PROBLEM =
Retype word for word the first line of the listing and each line after it up to the line with "plt.rcParams['font.family'] = ['Liberation", with the pictures taken out.

DATASET EXCERPT =

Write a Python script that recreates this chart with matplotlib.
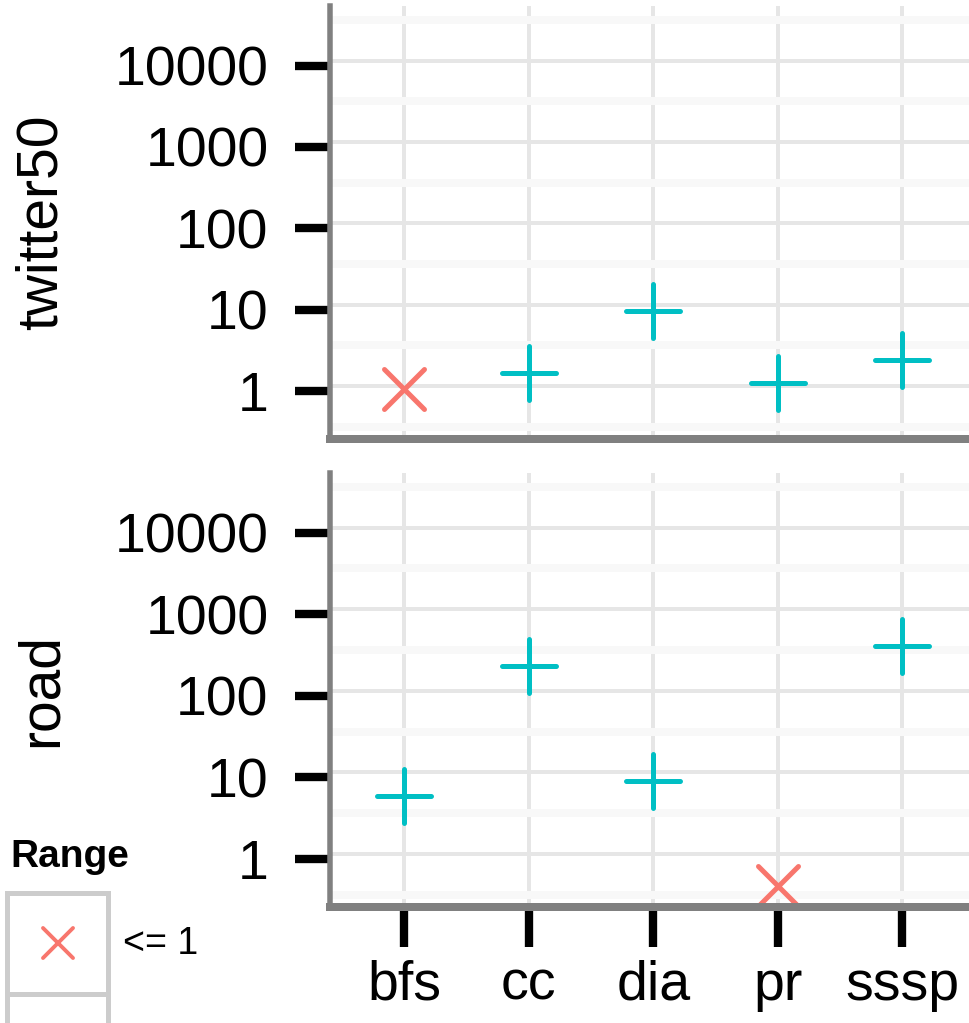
import matplotlib.pyplot as plt
import matplotlib.transforms as mtransforms
import numpy as np
from matplotlib.markers import MarkerStyle
from matplotlib.patches import Rectangle
from matplotlib.ticker import FixedLocator, NullFormatter

plt.rcParams['font.family'] = ['Liberation Sans', 'DejaVu Sans']

algorithms = ["bfs", "cc", "dia", "pr", "sssp"]
graphs = ["twitter50", "road"]
twitter50_speedup = [0.91, 1.46, 8.3, 1.08, 2.1]
road_speedup = [5.1, 200, 7.8, 0.41, 352]
y_ticks = [1, 10, 100, 1000, 10000]
range_labels = ["<= 1", "> 1"]
range_colors = ["#F8766D", "#00BFC4"]
range_markers = ["x", "+"]
range_sizes = [29, 39]

W, H = 970, 1023
PT = 0.72  # points per pixel at dpi 100


def px_axes(fig, left, top, right, bottom):
    return fig.add_axes([left / W, 1 - bottom / H, (right - left) / W, (bottom - top) / H])


def style_panel(fig, ax, show_x):
    ax.set_yscale('log')
    ax.set_ylim(10 ** -0.65, 10 ** 4.67)
    ax.set_xlim(-0.6, len(algorithms) - 0.4)
    ax.set_yticks(y_ticks, labels=[str(v) for v in y_ticks])
    ax.yaxis.set_minor_locator(FixedLocator(10 ** np.arange(-0.5, 5, 1.0)))
    ax.yaxis.set_minor_formatter(NullFormatter())
    ax.set_xticks(range(len(algorithms)), labels=algorithms)
    ax.set_axisbelow(True)
    ax.grid(which='minor', axis='y', color='#f8f8f8', lw=8 * PT)
    ax.grid(which='major', color='#e6e6e6', lw=4 * PT)
    for s in ['top', 'right']:
        ax.spines[s].set_visible(False)
    ax.spines['left'].set_color('#808080')
    ax.spines['left'].set_linewidth(5.5 * PT)
    ax.spines['bottom'].set_color('#808080')
    ax.spines['bottom'].set_linewidth(8 * PT)
    ax.spines['left'].set_zorder(5)
    ax.spines['bottom'].set_zorder(5)
    ax.tick_params(axis='y', which='major', length=25, width=6, color='black',
                   labelsize=40, pad=19)
    ax.tick_params(axis='y', which='minor', length=0)
    if show_x:
        ax.tick_params(axis='x', length=29, width=6, color='black', labelsize=40, pad=9)
    else:
        ax.tick_params(axis='x', length=0, labelbottom=False)
    # y ticks and their labels sit a few pixels below the grid lines
    shift = mtransforms.ScaledTranslation(0, -5 / 100, fig.dpi_scale_trans)
    for tick in ax.yaxis.get_major_ticks():
        tick.tick1line.set_transform(tick.tick1line.get_transform() + shift)
        tick.label1.set_transform(tick.label1.get_transform() + shift)


def main():
    fig = plt.figure(figsize=(W / 100, H / 100), dpi=100)
    ax_top = px_axes(fig, 329.5, 6, 977, 439)
    ax_bot = px_axes(fig, 329.5, 473, 977, 907)

    data = [twitter50_speedup, road_speedup]
    for ax, name, vals, show_x in zip([ax_top, ax_bot], graphs, data, [False, True]):
        style_panel(fig, ax, show_x)
        vals = np.array(vals)
        xs = np.arange(len(algorithms))
        low = vals <= 1
        for mask, color, marker, size in zip([low, ~low], range_colors, range_markers, range_sizes):
            ax.plot(xs[mask], vals[mask], ls='none',
                    marker=MarkerStyle(marker, capstyle='round'), ms=size, mew=3.6,
                    color=color, clip_on=False, zorder=3)
        ax.text((42 - 329.5) / (977 - 329.5), 0.5, name, transform=ax.transAxes,
                rotation=90, ha='center', va='center', fontsize=41)

    # legend, drawn by hand in pixel coordinates (second key falls below the canvas)
    leg = fig.add_axes([0, 0, 330 / W, 200 / H])
    leg.set_xlim(0, 330)
    leg.set_ylim(1023, 823)
    leg.axis('off')
    leg.text(10, 857, "Range", fontsize=28, fontweight='bold', va='center', ha='left')
    for i, (lab, color, marker) in enumerate(zip(range_labels, range_colors, range_markers)):
        top = 893 + i * 101
        leg.add_patch(Rectangle((7, top), 101, 101, facecolor='white',
                                edgecolor='#cccccc', lw=5 * PT))
        leg.plot([57.5], [top + 50], ls='none', marker=MarkerStyle(marker, capstyle='round'),
                 ms=22, mew=2.8, color=color)
        if top + 51 < 1000:
            leg.text(123, top + 51, lab, fontsize=27, va='center', ha='left')

    fig.savefig("out.png", dpi=100)


if __name__ == "__main__":
    main()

EXERCISE ANSWER =
Write a Python script that recreates this chart with matplotlib.
import matplotlib.pyplot as plt
import matplotlib.transforms as mtransforms
import numpy as np
from matplotlib.markers import MarkerStyle
from matplotlib.patches import Rectangle
from matplotlib.ticker import FixedLocator, NullFormatter

plt.rcParams['font.family'] = ['Liberation Sans', 'DejaVu Sans']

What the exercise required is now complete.